The charity has just agreed to develop a programme to provide direct outreach to Suffolk primary schools as a replacement for the Schools Farm and Country Fair, as well as reaching out to next year’s higher education agriculture students to see what kind of support they need.

“We’re also starting to think through our strategy for next year’s show and working through some scenarios – from the show running as usual to a physical show not being able to run at all,” says Sharpe.

She is thankful for some of the excellent training she has made use of including a “Decision making in a crisis" course facilitated by Women on Boards and significant resources and free virtual courses run by the Institute. “One that I benefited from greatly was "How to run successful virtual board meetings" – the timing was perfect, as it came just before I had to chair my first Investment Committee meeting for the SAA.”
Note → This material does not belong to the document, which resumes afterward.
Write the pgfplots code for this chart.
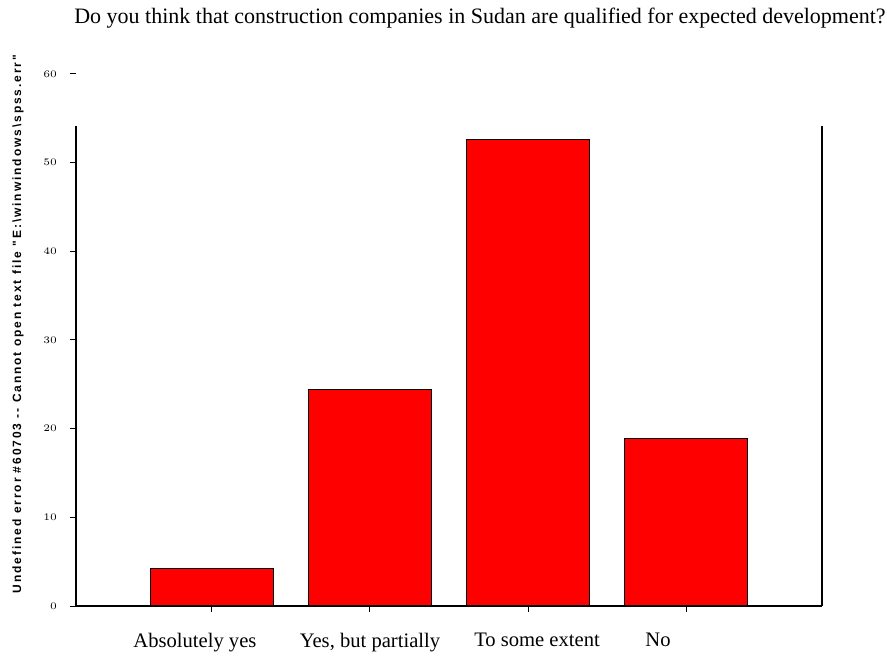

In anticipation of a return to some semblance of normal, a collective sense of helping each other through the crisis prevails. A circus the charity has a long relationship with is being allowed to stay on the showground site. The show director is one of the largest growers of asparagus in the country and many circus performers have found work on his farm.

Against a backdrop of uncertainty, the routine of tending her animals has proved a great source of comfort during the past few months and her training and experience as a chartered accountant has stood her in good stead. “If you don’t plan anything and struggle every day there’s no basis on which to make any decisions.”